Cover your sushi with plastic wrap and the bamboo mat on top to gently shape the layer of breadcrumbs over the roll.
Shaping it this way gets the breadcrumbs over more of the roll and leaves each bite with a delicious and crunchy texture!
Sushi Roll Variations
As we mentioned earlier, the crunchy sushi roll is a variation of the classic California roll.
The addition of shrimp and crispy toasted panko breadcrumbs sets it apart from other sushi rolls. Before you leave us today, let’s take a look at some other tasty sushi roll variations you can make!
Spicy California Roll
If you like some heat and spice in your life, then try the spicy California roll!
Add some spicy mayo to the roll and feel the heat! You can make the spicy mayo yourself, combining one tablespoon of Sriracha sauce with two tablespoons of mayonnaise and mix them well.
Take the mayo and apply it to your shrimp tempura or imitation crab before rolling your sushi.
Fried California Roll
This variation calls for you to gently fry your sushi roll to create an extra crispy outside!
Dip the prepared sushi roll (before cutting it) into a mixture of whisked egg, sriracha, and soy sauce. Take your wet roll and roll it in some panko breadcrumbs.
Next, heat two inches of oil in a skillet to 350 degrees Fahrenheit and fry the roll for 2-3 minutes. This allows for the outside of the roll to get nice and crispy without cooking the roll itself.
After the time has passed, transfer your roll to a cooling rack to drain the excess oil.

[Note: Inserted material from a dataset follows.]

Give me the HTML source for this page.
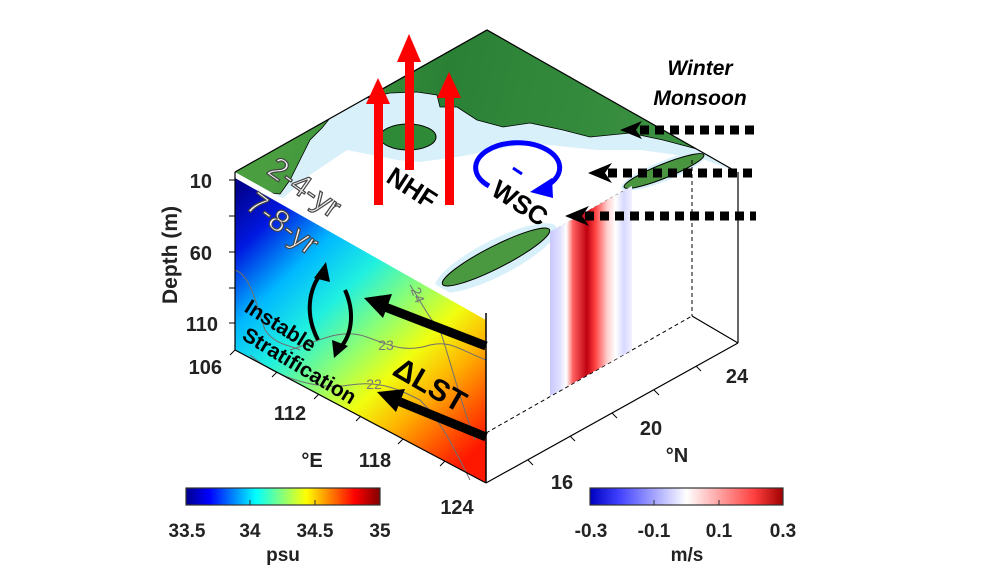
<!DOCTYPE html>
<html><head><meta charset="utf-8"><style>
html,body{margin:0;padding:0;background:#fff;}
svg{display:block;font-family:"Liberation Sans",Arial,sans-serif;font-weight:bold;}
</style></head><body>
<svg width="986" height="581" viewBox="0 0 986 581" xmlns="http://www.w3.org/2000/svg">
<defs>
<linearGradient id="sal" gradientUnits="userSpaceOnUse" x1="240" y1="185" x2="486" y2="440">
<stop offset="0" stop-color="#00008c"/>
<stop offset="0.13" stop-color="#0018e0"/>
<stop offset="0.28" stop-color="#00b8ff"/>
<stop offset="0.42" stop-color="#20f0e0"/>
<stop offset="0.56" stop-color="#90ff70"/>
<stop offset="0.68" stop-color="#f0ff10"/>
<stop offset="0.8" stop-color="#ffb000"/>
<stop offset="0.92" stop-color="#ff5000"/>
<stop offset="1" stop-color="#ff1800"/>
</linearGradient>
<linearGradient id="jet" x1="0" x2="1" y1="0" y2="0">
<stop offset="0" stop-color="#00008f"/><stop offset="0.12" stop-color="#0000ff"/>
<stop offset="0.36" stop-color="#00ffff"/><stop offset="0.62" stop-color="#ffff00"/>
<stop offset="0.87" stop-color="#ff0000"/><stop offset="1" stop-color="#800000"/>
</linearGradient>
<linearGradient id="bwr" x1="0" x2="1" y1="0" y2="0">
<stop offset="0" stop-color="#0000c0"/><stop offset="0.15" stop-color="#4040ff"/>
<stop offset="0.5" stop-color="#ffffff"/><stop offset="0.85" stop-color="#ff4040"/>
<stop offset="1" stop-color="#a00000"/>
</linearGradient>
<linearGradient id="vel" gradientUnits="userSpaceOnUse" x1="550" y1="0" x2="632" y2="0">
<stop offset="0" stop-color="#c8c8ff"/><stop offset="0.12" stop-color="#e0e0ff"/>
<stop offset="0.2" stop-color="#fff"/><stop offset="0.28" stop-color="#ff6060"/>
<stop offset="0.45" stop-color="#c00010"/><stop offset="0.55" stop-color="#ff4040"/>
<stop offset="0.7" stop-color="#ffd0d0"/><stop offset="0.8" stop-color="#fff"/>
<stop offset="0.9" stop-color="#d8d8ff"/><stop offset="1" stop-color="#f0f0ff"/>
</linearGradient>
<linearGradient id="land" gradientUnits="userSpaceOnUse" x1="300" y1="60" x2="650" y2="140">
<stop offset="0" stop-color="#4a9e40"/><stop offset="0.4" stop-color="#2a8035"/><stop offset="1" stop-color="#3a9040"/>
</linearGradient>
<clipPath id="top"><polygon points="235,172 487,30 737,172 486,313"/></clipPath>
</defs>

<!-- top face map -->
<g clip-path="url(#top)">
<polygon points="235,172 487,30 737,172 486,313" fill="#fff"/>
<polygon points="235,172 487,30 737,172 700,158 640,150 597,150 530,143 463,156 420,162 397,160 347,150 310,175 283,198 255,190" fill="#d8f0fa"/>
<polygon points="235,172 337,114 330,118 322,128 310,140 300,160 290,180 280,194 262,192 245,182" fill="url(#land)" stroke="#000" stroke-width="0.8"/>
<polygon points="367,98 487,30 697,149 663,140 630,133 590,137 563,130 530,123 503,127 477,120 457,107 440,107 437,95 417,92 390,93" fill="url(#land)" stroke="#000" stroke-width="0.8"/>
<ellipse cx="408" cy="137" rx="28" ry="13" fill="#2f8a38" stroke="#000" stroke-width="1"/>
<ellipse cx="664" cy="171" rx="46" ry="10" transform="rotate(-22 664 171)" fill="#d8f0fa"/>
<ellipse cx="664" cy="171" rx="43" ry="7" transform="rotate(-22 664 171)" fill="#4a9540" stroke="#000" stroke-width="1"/>
<ellipse cx="496" cy="258" rx="68" ry="18" transform="rotate(-27 496 258)" fill="#d8f0fa"/>
<ellipse cx="496" cy="257" rx="60" ry="11" transform="rotate(-27 496 257)" fill="#4a9840" stroke="#000" stroke-width="1"/>
</g>
<polyline points="235,172 487,30 737,172" fill="none" stroke="#000" stroke-width="1.2"/>

<!-- hidden box lines -->
<line x1="692" y1="160" x2="692" y2="316" stroke="#000" stroke-dasharray="4,3"/>
<line x1="486" y1="433" x2="692" y2="316" stroke="#000" stroke-dasharray="4,3"/>
<line x1="692" y1="316" x2="738" y2="343" stroke="#000" stroke-width="1.2"/>
<line x1="738" y1="172" x2="738" y2="343" stroke="#000" stroke-width="1.2"/>
<line x1="558" y1="228" x2="625" y2="190" stroke="#000" stroke-dasharray="3,3" stroke-width="0.8"/>

<!-- velocity slice -->
<polygon points="550,232 632,186 632,350 550,396" fill="url(#vel)"/>

<!-- salinity face -->
<polygon points="235,178 486,320 486,483 235,350" fill="url(#sal)"/>
<g fill="none" stroke="#707070" stroke-width="1">
<path d="M235,270 C250,275 255,300 265,330 C275,345 290,345 300,350"/>
<path d="M290,350 C320,340 340,330 360,335 C380,340 400,355 430,345 C450,340 460,350 486,360"/>
<path d="M250,355 C280,380 320,390 350,385 C380,380 400,390 420,400 C440,420 450,440 470,480"/>
<path d="M410,285 C420,300 430,320 440,330 C450,360 460,400 475,440"/>
</g>
<line x1="235" y1="172" x2="235" y2="350" stroke="#000" stroke-width="1.2"/>
<line x1="486" y1="313" x2="486" y2="483" stroke="#000" stroke-width="1.5"/>
<line x1="235" y1="350" x2="486" y2="483" stroke="#000" stroke-width="1.2"/>
<line x1="486" y1="483" x2="738" y2="343" stroke="#000" stroke-width="1.2"/>
<g stroke="#000" stroke-width="1">
<line x1="229" y1="180" x2="235" y2="180"/><line x1="229" y1="216" x2="235" y2="216"/><line x1="229" y1="252" x2="235" y2="252"/><line x1="229" y1="288" x2="235" y2="288"/><line x1="229" y1="323" x2="235" y2="323"/>
<line x1="235" y1="350" x2="230" y2="355"/><line x1="277" y1="372" x2="272" y2="377"/><line x1="319" y1="394" x2="314" y2="399"/><line x1="361" y1="416" x2="356" y2="421"/><line x1="403" y1="439" x2="398" y2="444"/><line x1="445" y1="461" x2="440" y2="466"/>
<line x1="528" y1="460" x2="533" y2="465"/><line x1="570" y1="436" x2="575" y2="441"/><line x1="612" y1="413" x2="617" y2="418"/><line x1="654" y1="390" x2="659" y2="395"/><line x1="696" y1="366" x2="701" y2="371"/>
</g>

<!-- red arrows -->
<g fill="#ff0000">
<rect x="374" y="100" width="9" height="105"/><polygon points="366,104 378,78 390,104"/>
<rect x="405" y="58" width="9" height="112"/><polygon points="397,62 409,34 421,62"/>
<rect x="445" y="95" width="9" height="110"/><polygon points="437,98 449,72 461,98"/>
</g>

<!-- WSC circle -->
<path d="M489,186 A42,25 0 1 1 548,185" fill="none" stroke="#0000ff" stroke-width="5"/>
<polygon points="530,192 552,178 553,198" fill="#0000ff"/>
<line x1="513" y1="168" x2="522" y2="174" stroke="#0000ff" stroke-width="3"/>

<!-- dotted arrows -->
<g stroke="#000" stroke-width="9" stroke-dasharray="9,6">
<line x1="640" y1="130" x2="756" y2="130"/>
<line x1="608" y1="173" x2="756" y2="173"/>
<line x1="585" y1="216" x2="756" y2="216"/>
</g>
<g fill="#000">
<polygon points="620,130 642,121 636,130 642,139"/>
<polygon points="588,173 612,163 605,173 612,183"/>
<polygon points="565,216 589,206 582,216 589,226"/>
</g>

<!-- black arrows on face -->
<g stroke="#000" stroke-width="9">
<line x1="486" y1="346" x2="385" y2="307"/>
<line x1="486" y1="437" x2="398" y2="401"/>
</g>
<g fill="#000">
<polygon points="364,298 392,294 383,318"/>
<polygon points="377,392 405,389 396,412"/>
</g>
<path d="M318,340 C305,315 308,290 322,272" fill="none" stroke="#000" stroke-width="4"/>
<polygon points="326,262 314,278 330,282"/>
<path d="M345,290 C355,312 352,335 340,348" fill="none" stroke="#000" stroke-width="4"/>
<polygon points="334,358 332,340 348,346"/>

<!-- texts -->
<g font-size="26" fill="#000">
<text x="412" y="197" transform="rotate(33 412 188)" text-anchor="middle">NHF</text>
<text x="520" y="212" transform="rotate(33 520 203)" text-anchor="middle">WSC</text>
<text x="430" y="395" transform="rotate(30 430 385)" text-anchor="middle" font-size="30">ΔLST</text>
<text x="281" y="333" transform="rotate(32 281 325)" text-anchor="middle" font-size="21">Instable</text>
<text x="300" y="373" transform="rotate(31 300 365)" text-anchor="middle" font-size="21">Stratification</text>
</g>
<g font-size="31" fill="#f4f4f4" stroke="#444" stroke-width="1.2" font-weight="normal">
<text x="305" y="198" transform="rotate(35 305 187)" text-anchor="middle">2-4-yr</text>
<text x="283" y="234" transform="rotate(37 283 223)" text-anchor="middle">7-8-yr</text>
</g>
<g font-size="14" fill="#777" font-weight="normal">
<text x="418" y="300" transform="rotate(70 418 295)" text-anchor="middle">24</text>
<text x="386" y="350" text-anchor="middle">23</text>
<text x="374" y="389" text-anchor="middle">22</text>
</g>
<g font-size="21" font-style="italic" text-anchor="middle">
<text x="700" y="75">Winter</text>
<text x="700" y="105">Monsoon</text>
</g>
<g font-size="20" fill="#222">
<text x="212" y="188" text-anchor="end">10</text>
<text x="212" y="260" text-anchor="end">60</text>
<text x="218" y="331" text-anchor="end">110</text>
<text x="222" y="374" text-anchor="end">106</text>
<text x="290" y="420" text-anchor="middle">112</text>
<text x="375" y="467" text-anchor="middle">118</text>
<text x="457" y="514" text-anchor="middle">124</text>
<text x="312" y="467" text-anchor="middle">°E</text>
<text x="562" y="489" text-anchor="middle">16</text>
<text x="651" y="435" text-anchor="middle">20</text>
<text x="737" y="383" text-anchor="middle">24</text>
<text x="677" y="462" text-anchor="middle">°N</text>
<text x="177" y="255" transform="rotate(-90 177 255)" text-anchor="middle" font-size="21">Depth (m)</text>
</g>

<!-- colorbars -->
<rect x="186" y="488" width="194" height="17" fill="url(#jet)" stroke="#333" stroke-width="1.2"/>
<line x1="250" y1="505" x2="250" y2="500" stroke="#333"/><line x1="315" y1="505" x2="315" y2="500" stroke="#333"/>
<rect x="590" y="488" width="193" height="17" fill="url(#bwr)" stroke="#333" stroke-width="1.2"/>
<line x1="654" y1="505" x2="654" y2="500" stroke="#333"/><line x1="719" y1="505" x2="719" y2="500" stroke="#333"/>
<g font-size="19" fill="#222" text-anchor="middle">
<text x="187" y="537">33.5</text><text x="250" y="537">34</text><text x="315" y="537">34.5</text><text x="380" y="537">35</text>
<text x="283" y="561">psu</text>
<text x="591" y="537">-0.3</text><text x="654" y="537">-0.1</text><text x="719" y="537">0.1</text><text x="783" y="537">0.3</text>
<text x="687" y="561">m/s</text>
</g>
</svg>
</body></html>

Before you slice the roll, dip a sharp knife into sushi vinegar to prevent the rice or any ingredients from sticking to the knife as you slice.
The Boston roll features poached shrimp compared to the tempura shrimp we have used in today’s recipe.
The jumbo shrimp is gently poached in seasoned water to create a tender and flavorful shrimp.
Season your water with salt, lemon juice, and parsley for a delicious piece of fish! Serve with avocado and strips of crunchy cucumber for plenty of taste and texture!
Conclusion: Tempura California Roll Recipe
And just like that, we have reached the end of our sushi journey today!! As you can see, the delicious crunchy roll is easy to make and will leave you craving toasted panko bread crumbs every day!
Why not try one of the variations we have suggested and expand your sushi repertoire today?